The Sadducees adopted the philosophy of the Epicureans – eat, drink, and be merry, for tomorrow you may die.
Such an attitude continues to permeate modern society. Our world is filled with those who do not believe in God, nor do they regard His Word.

Our world is also filled with people who are selective in which portions of scripture they choose to believe.

And Jesus said to the Sadducees: you are wrong because you do not know scripture.

And he will say the same to us if we don’t study and embrace the whole of scripture.

We must consider the Word of God in its entirety, studying the whole counsel of God, in order to fully comprehend biblical doctrine.

Jesus doesn’t stop there. He says they were wrong because they didn’t know scripture, and they were wrong because:

They did not know the power of God.

While they believed God created the world they didn’t believe He had the power to raise the dead.
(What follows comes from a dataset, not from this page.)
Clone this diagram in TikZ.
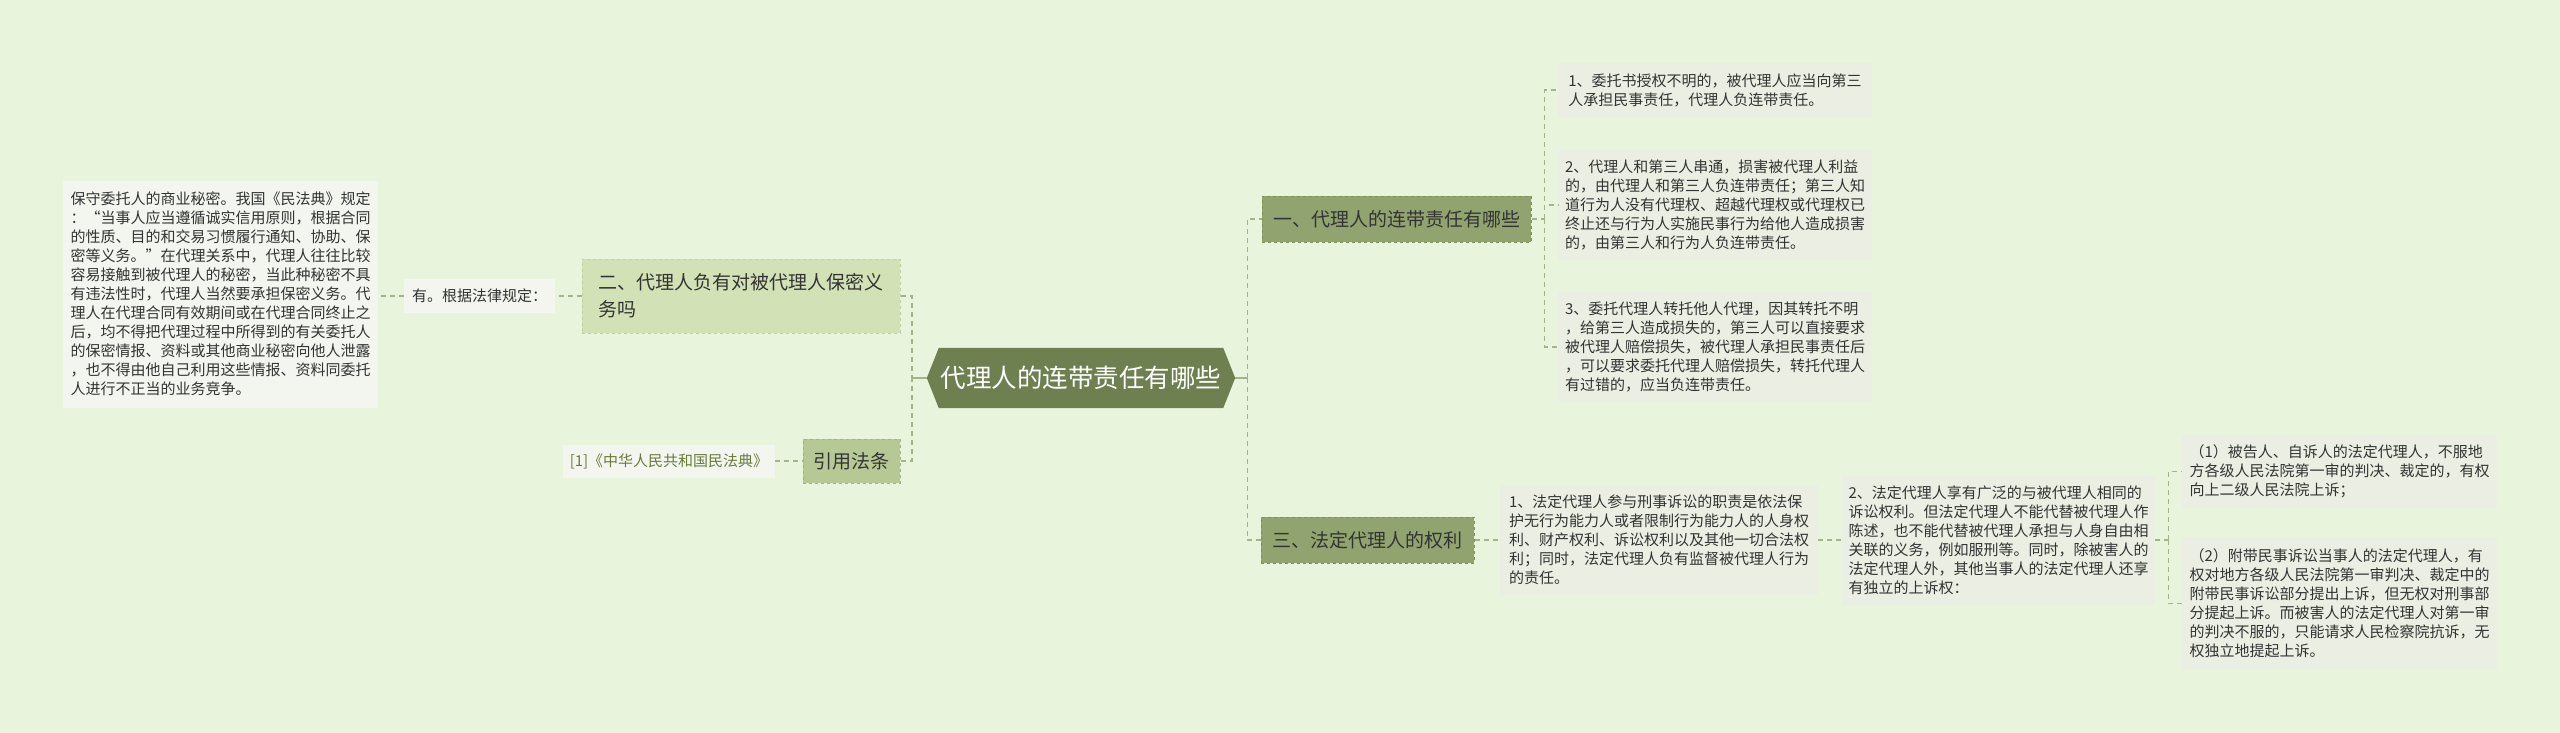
\documentclass[tikz,border=0pt]{standalone}
\usepackage{fontspec}
\setmainfont{Noto Sans CJK SC}
\usetikzlibrary{backgrounds}

\definecolor{bgcol}{HTML}{E8F4DC}
\definecolor{rootcol}{HTML}{6E8050}
\definecolor{maincol}{HTML}{91A46F}
\definecolor{mainline}{HTML}{7D915C}
\definecolor{subcol}{HTML}{D2E2B6}
\definecolor{subline}{HTML}{BFD2A0}
\definecolor{citecol}{HTML}{B6C994}
\definecolor{citeline}{HTML}{A0B67C}
\definecolor{leafcol}{HTML}{EBEEE3}
\definecolor{notecol}{HTML}{F3F6EE}
\definecolor{linkcol}{HTML}{A3B38A}
\definecolor{txtcol}{HTML}{333333}
\definecolor{refcol}{HTML}{6A7B3C}

\begin{document}
\begin{tikzpicture}[x=1pt, y=-1pt,
    box/.style={align=left, inner sep=0pt, text=txtcol},
    leaf/.style={box, fill=leafcol, font=\fontsize{15}{19}\selectfont},
    note/.style={box, fill=notecol, font=\fontsize{15}{19}\selectfont},
    topic/.style={box, fill=maincol, draw=mainline, dashed, line width=1pt, font=\fontsize{19}{27}\selectfont},
    subtopic/.style={box, fill=subcol, draw=subline, dashed, line width=1pt, font=\fontsize{19}{27}\selectfont},
    link/.style={draw=linkcol, line width=1.4pt, dash pattern=on 5pt off 4pt},
    stub/.style={draw=linkcol, line width=2pt}]

    \useasboundingbox (0,0) rectangle (2560,733);

    % Centre
    \node[box, text=white, font=\fontsize{25.5}{30}\selectfont, minimum width=308pt, minimum height=60pt] (root) at (1081,378) {代理人的连带责任有哪些};

    % Right, first topic
    \node[topic, minimum width=269pt, minimum height=46pt] (one) at (1396.5,219) {一、代理人的连带责任有哪些};
    \node[leaf, minimum width=314pt, minimum height=54pt] (a1) at (1715,90)
        {1、委托书授权不明的，被代理人应当向第三\\人承担民事责任，代理人负连带责任。};
    \node[leaf, minimum width=314pt, minimum height=110pt] (a2) at (1715,205)
        {2、代理人和第三人串通，损害被代理人利益\\的，由代理人和第三人负连带责任；第三人知\\道行为人没有代理权、超越代理权或代理权已\\终止还与行为人实施民事行为给他人造成损害\\的，由第三人和行为人负连带责任。};
    \node[leaf, minimum width=314pt, minimum height=110pt] (a3) at (1715,347)
        {3、委托代理人转托他人代理，因其转托不明\\，给第三人造成损失的，第三人可以直接要求\\被代理人赔偿损失，被代理人承担民事责任后\\，可以要求委托代理人赔偿损失，转托代理人\\有过错的，应当负连带责任。};

    % Right, third topic
    \node[topic, minimum width=213pt, minimum height=46pt] (three) at (1367.5,540) {三、法定代理人的权利};
    \node[leaf, minimum width=318pt, minimum height=110pt] (c1) at (1659,540)
        {1、法定代理人参与刑事诉讼的职责是依法保\\护无行为能力人或者限制行为能力人的人身权\\利、财产权利、诉讼权利以及其他一切合法权\\利；同时，法定代理人负有监督被代理人行为\\的责任。};
    \node[leaf, minimum width=313pt, minimum height=129pt] (c2) at (1998.5,540)
        {2、法定代理人享有广泛的与被代理人相同的\\诉讼权利。但法定代理人不能代替被代理人作\\陈述，也不能代替被代理人承担与人身自由相\\关联的义务，例如服刑等。同时，除被害人的\\法定代理人外，其他当事人的法定代理人还享\\有独立的上诉权：};
    \node[leaf, minimum width=315pt, minimum height=73pt] (d1) at (2339.5,471.5)
        {（1）被告人、自诉人的法定代理人，不服地\\方各级人民法院第一审的判决、裁定的，有权\\向上二级人民法院上诉；};
    \node[leaf, minimum width=315pt, minimum height=133pt] (d2) at (2339.5,603.5)
        {（2）附带民事诉讼当事人的法定代理人，有\\权对地方各级人民法院第一审判决、裁定中的\\附带民事诉讼部分提出上诉，但无权对刑事部\\分提起上诉。而被害人的法定代理人对第一审\\的判决不服的，只能请求人民检察院抗诉，无\\权独立地提起上诉。};

    % Left, second topic
    \node[subtopic, minimum width=318pt, minimum height=74pt] (two) at (741,296)
        {二、代理人负有对被代理人保密义\\务吗};
    \node[note, minimum width=151pt, minimum height=34pt] (yes) at (479.5,296) {有。根据法律规定：};
    \node[note, minimum width=315pt, minimum height=227pt] (law) at (220.5,294)
        {保守委托人的商业秘密。我国《民法典》规定\\：“当事人应当遵循诚实信用原则，根据合同\\的性质、目的和交易习惯履行通知、协助、保\\密等义务。”在代理关系中，代理人往往比较\\容易接触到被代理人的秘密，当此种秘密不具\\有违法性时，代理人当然要承担保密义务。代\\理人在代理合同有效期间或在代理合同终止之\\后，均不得把代理过程中所得到的有关委托人\\的保密情报、资料或其他商业秘密向他人泄露\\，也不得由他自己利用这些情报、资料同委托\\人进行不正当的业务竞争。};

    % Left, citation
    \node[box, fill=citecol, draw=citeline, dashed, line width=1pt, font=\fontsize{19}{24}\selectfont, minimum width=97pt, minimum height=44pt] (cite) at (851.5,461) {引用法条};
    \node[note, text=refcol, minimum width=212pt, minimum height=33pt] (ref) at (669,461) {[1]《中华人民共和国民法典》};

    % Background and centre shape
    \begin{scope}[on background layer]
        \fill[bgcol] (0,0) rectangle (2560,733);
        \fill[rootcol] ([xshift=12pt]root.north west) -- ([xshift=-12pt]root.north east) -- (root.east)
            -- ([xshift=-12pt]root.south east) -- ([xshift=12pt]root.south west) -- (root.west) -- cycle;
    \end{scope}

    % Edges
    \draw[stub] (root.east) -- ++(12,0) coordinate (rj);
    \draw[stub] (root.west) -- ++(-15,0) coordinate (lj);
    \draw[link] (rj) |- (one.west);
    \draw[link] (rj) |- (three.west);
    \draw[link] (two.east) -| (lj);
    \draw[link] (cite.east) -| (lj);

    \draw[link] (one.east) -- ++(13,0) coordinate (oj);
    \draw[link] (oj) |- (a1.west);
    \draw[link] (oj) |- (a2.west);
    \draw[link] (oj) |- (a3.west);

    \draw[link] (three.east) -- (c1.west);
    \draw[link] (c1.east) -- (c2.west);
    \draw[link] (c2.east) -- ++(13,0) coordinate (cj);
    \draw[link] (cj) |- (d1.west);
    \draw[link] (cj) |- (d2.west);

    \draw[link] (yes.west) -- (law.east |- yes.west);
    \draw[link] (two.west) -- (yes.east);
    \draw[link] (ref.east) -- (cite.west);
\end{tikzpicture}
\end{document}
They essentially limited God by their own conception of rational possibilities.

In short, they put God in a box.

They tried to use logic to prove a matter of faith.

Faith and logic often go hand in hand but sometimes they don’t.

Jesus refers to Exodus 3:6 to show how logic doesn’t always rule the day.

That is the passage where God speaks to Moses from a non-burning - burning bush.

That is not logical.
But then Jesus uses logic to prove the resurrection from the Pentateuch.

God says to Moses, I am the God of Abraham, Isaac and Jacob.

In the burning bush passage He did not say He was their God, but “I am” their God, indicating that their existence had not ended with their death.

God is powerful enough to raise the dead.
And that defies logic.

Jesus affirmed what the Sadducees denied: the existence of angels, the reality of life after dead, and the hope of a future Resurrection, and He did it with only one passage from Moses!

God is not the God of the dead but of the living. Abraham, Isaac, and Jacob were all dead when God spoke to Moses.
The necessary conclusion is that God must have raised them from the dead.
The character of God, as the God of the living, demands the Resurrection.

The Sadducees were wrong because they didn’t know the power of God

And sometimes we fall into that same trap.

We believe that God is not capable of certain things.

Like forgiveness.
Like healing.
Like changing our hearts or the hearts of others.

And when we do that Jesus would like to whisper in our ears.

You are quite wrong.

As Paul reminds us in Ephesians 3

God is able to do far more abundantly than all that we ask or think, according to the power at work within us, to him be glory in the church and in Christ Jesus throughout all generations, forever and ever. Amen.

When this life is over, I don’t want to stand before Jesus and hear him say, you are wrong, you are quite wrong.

So I will study and believe all of scripture, for all scripture is inspired by God and profitable for teaching, for reproof, for correction, and for training in righteousness, that the man of God may be complete, equipped for every good work.

And I will believe in the unbridled power of the almighty to do far more than I can even think.

Don’t risk having Jesus tell you that you’re wrong!